The coincidence of opposites is a certain kind of unity perceived as coincidence, a unity of contrarieties overcoming opposition by convergence without destroying or merely blending the constituent elements. Although in once sense not obliterated, in another the constituent elements shed their multiple, differentiated status. Examples would include the coincidence of rest and motion, past and future, diversity and identity, inequality and equality, and divisibility and simplicity.

... coincidence does not really describe God. Rather it sets forth the way God works, the order of things in relation to God and to each other, and the manner by which humans may approach and abide in God. God is beyond the realm of contradictories. God ... preceded opposites, is undifferentiated, not other, incomparable, and without opposite, precedes distinctions, opposition, contrariety, and contradiction.
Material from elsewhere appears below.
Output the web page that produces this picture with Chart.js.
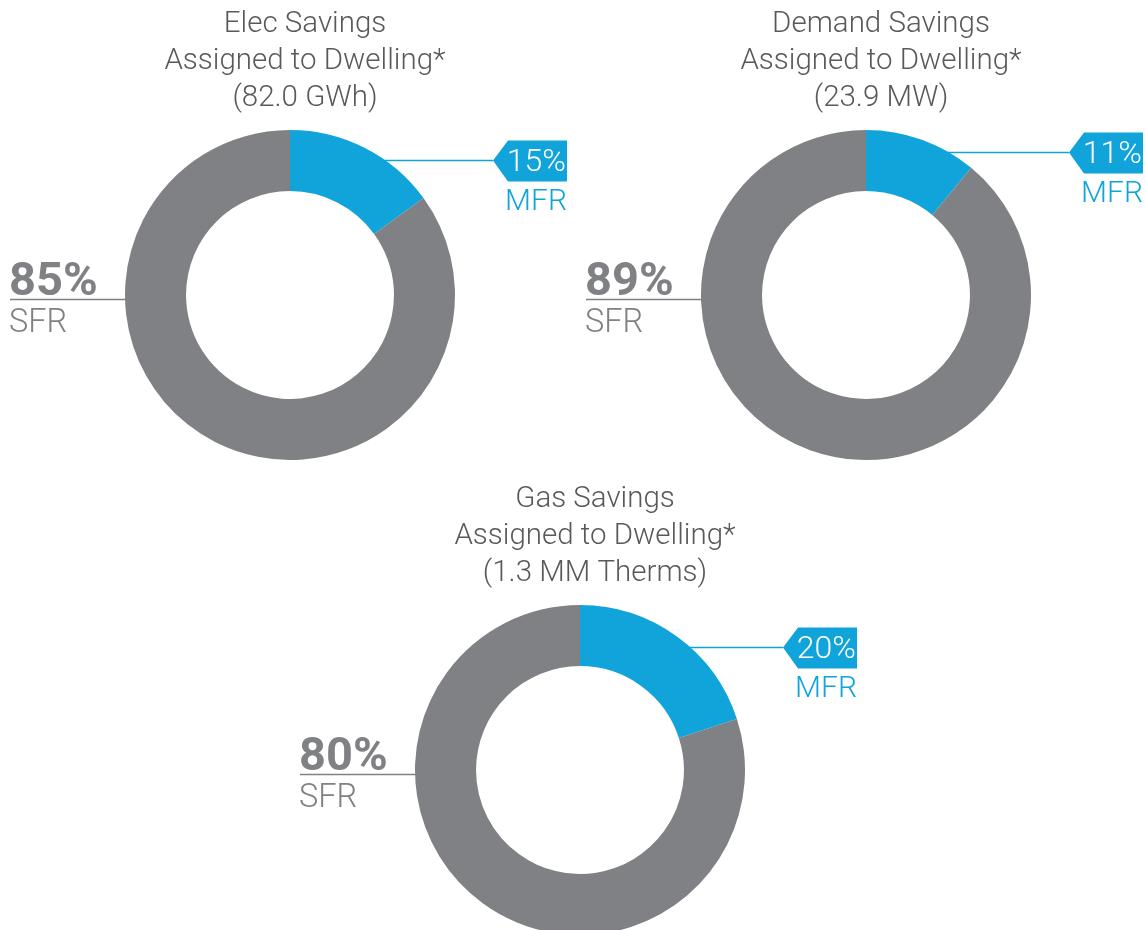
<!DOCTYPE html>
<html>
<head>
<meta charset="utf-8">
<script src="https://cdn.jsdelivr.net/npm/chart.js@4"></script>
<style>
  html, body { margin: 0; padding: 0; background: #fff; }
  body { width: 1146px; height: 930px; overflow: hidden; position: relative; }
  canvas { position: absolute; }
</style>
</head>
<body>
<canvas id="c0" width="573" height="465" style="left:0;top:0"></canvas>
<canvas id="c1" width="573" height="465" style="left:573px;top:0"></canvas>
<canvas id="c2" width="1146" height="480" style="left:0;top:465px"></canvas>
<script>
// data
var categories = ['MFR', 'SFR'];
var titleLines = [
  ['Elec Savings', 'Assigned to Dwelling*', '(82.0 GWh)'],
  ['Demand Savings', 'Assigned to Dwelling*', '(23.9 MW)'],
  ['Gas Savings', 'Assigned to Dwelling*', '(1.3 MM Therms)']
];
var mfrShare = [15, 11, 20];
var sfrShare = [85, 89, 80];

var BLUE = '#10a4db';
var GREY = '#808184';
var TITLE = '#58595b';
var FONT = 'Roboto, "DejaVu Sans", sans-serif';

// where each doughnut sits inside its canvas (center x, y)
var centers = [[290, 295], [293, 295], [580, 305]];
var R = 165;

var labelPlugin = {
  id: 'calloutLabels',
  afterDraw: function(chart) {
    var ctx = chart.ctx;
    var idx = chart.options.plugins.calloutLabels.index;
    var meta = chart.getDatasetMeta(0);
    var a = meta.data[0].getProps(['x', 'y', 'startAngle', 'endAngle', 'outerRadius']);
    var cx = a.x, cy = a.y, r = a.outerRadius;
    ctx.save();

    // title
    ctx.fillStyle = TITLE;
    ctx.font = '300 29.5px ' + FONT;
    ctx.textAlign = 'center';
    ctx.textBaseline = 'middle';
    titleLines[idx].forEach(function(t, i) {
      ctx.fillText(t, cx + 15, cy - 270 + i * 37);
    });

    // MFR callout
    var mid = (a.startAngle + a.endAngle) / 2;
    var ly = Math.round(cy + Math.sin(mid) * r * 0.921) + 0.5;
    var dy = ly - cy;
    var lx0 = cx + Math.sqrt(r * r - dy * dy);
    var tx = cx + 203;
    ctx.strokeStyle = BLUE;
    ctx.lineWidth = 1.5;
    ctx.beginPath();
    ctx.moveTo(lx0 - 2, ly);
    ctx.lineTo(tx, ly);
    ctx.stroke();
    ctx.fillStyle = BLUE;
    ctx.beginPath();
    ctx.moveTo(tx, ly);
    ctx.lineTo(tx + 15, ly - 20);
    ctx.lineTo(tx + 74, ly - 20);
    ctx.lineTo(tx + 74, ly + 21);
    ctx.lineTo(tx + 15, ly + 21);
    ctx.closePath();
    ctx.fill();
    ctx.fillStyle = '#fff';
    ctx.font = '300 32px ' + FONT;
    ctx.textAlign = 'right';
    ctx.textBaseline = 'middle';
    ctx.fillText(mfrShare[idx] + '%', tx + 73, ly + 2);
    ctx.fillStyle = BLUE;
    ctx.font = '300 30px ' + FONT;
    ctx.textBaseline = 'alphabetic';
    ctx.fillText(categories[0], tx + 74, ly + 49);

    // SFR callout
    var sy = cy + 4.5;
    var sdy = sy - cy;
    var sx1 = cx - Math.sqrt(r * r - sdy * sdy);
    ctx.strokeStyle = GREY;
    ctx.lineWidth = 1.5;
    ctx.beginPath();
    ctx.moveTo(cx - 280, sy);
    ctx.lineTo(sx1 + 2, sy);
    ctx.stroke();
    ctx.fillStyle = GREY;
    ctx.textAlign = 'left';
    ctx.font = 'bold 47px ' + FONT;
    ctx.fillText(sfrShare[idx] + '%', cx - 281, cy);
    ctx.font = '300 32.5px ' + FONT;
    ctx.fillText(categories[1], cx - 281, cy + 37);
    ctx.restore();
  }
};

['c0', 'c1', 'c2'].forEach(function(id, i) {
  var canvas = document.getElementById(id);
  var W = canvas.width, H = canvas.height;
  var cx = centers[i][0], cy = centers[i][1];
  new Chart(canvas, {
    type: 'doughnut',
    data: {
      labels: categories,
      datasets: [{
        data: [mfrShare[i], sfrShare[i]],
        backgroundColor: [BLUE, GREY],
        borderWidth: 0,
        hoverOffset: 0,
        offset: 0
      }]
    },
    options: {
      responsive: false,
      animation: false,
      cutout: '63%',
      layout: {
        padding: { left: cx - R, top: cy - R, right: W - cx - R, bottom: H - cy - R }
      },
      plugins: {
        legend: { display: false },
        tooltip: { enabled: false },
        calloutLabels: { index: i }
      }
    },
    plugins: [labelPlugin]
  });
});
</script>
</body>
</html>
(Definition by H. Lawrence Bond in Nicholas of Cusa: Selected Spiritual Writings , p. 366)

Nicholas of Cusa also writes:

"I have found the place where one can find Thee undisguised. It is surrounded by the coincidence of opposites. This is the wall of Paradise in which Thou dwellest. Its gate is guarded by the “highest spirit of reason”. Unless one overcomes it, the entrance will not open. On the other side of the wall of the coincidence of opposites one can see Thee, on this side never." (Jager, p.77)

To step into the Mandorla is to move beyond "either-or" thinking - even beyond ideas of common ground or compromise - and stand in the tension of opposites long enough for something new to emerge. In the realm of the Mandorla, the whole truly yields something greater than the sum of its parts, opening doors of possibility, discovery, and creativity.